For Intel and the myriad other tech vendors getting making inroads into the space, AI and components like machine learning and deep learning already is a big business and promises to get bigger. Intel’s AI products are expected to generate more than $3.5 billion in revenue for the chip maker this year, according to Rao. But one of tricks to continuing the momentum is being able to keep pace with the fast-rising demand for innovations.
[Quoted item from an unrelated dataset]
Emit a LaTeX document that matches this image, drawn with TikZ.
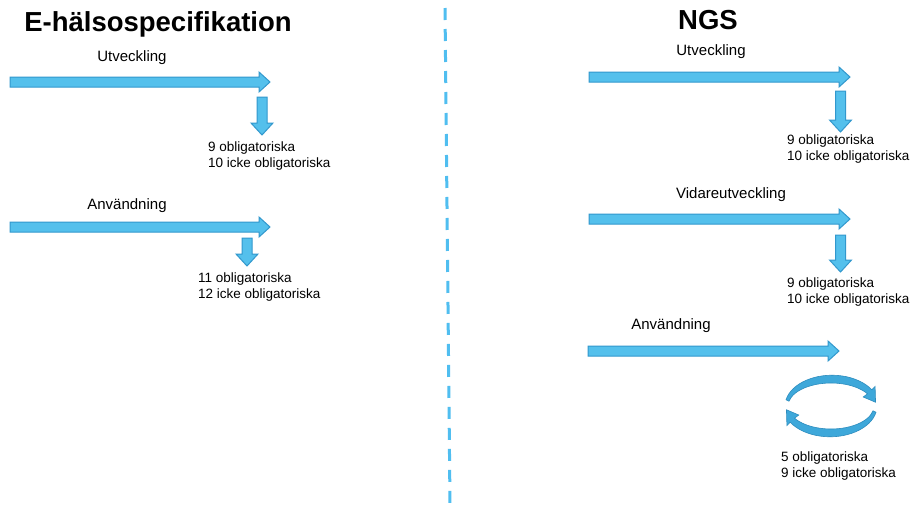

In a recent interview with The Next Platform before the AI Summit, two of the key executives overseeing the development of the company’s first-generation Neural Network Processors – NNP-T for training and NNP-I for inference – echoed Rao’s comments when talking about the speed of evolution in the AI space. The market is taking a turn, with more enterprises beginning to embrace the technologies and incorporate them into their business plans, and Intel is aiming to meet accelerating demand not only with its NNPs but also through its Xeon server chips and its low-power Movidius processors, which can help bring AI and deep learning capabilities out to the fast-growing edge.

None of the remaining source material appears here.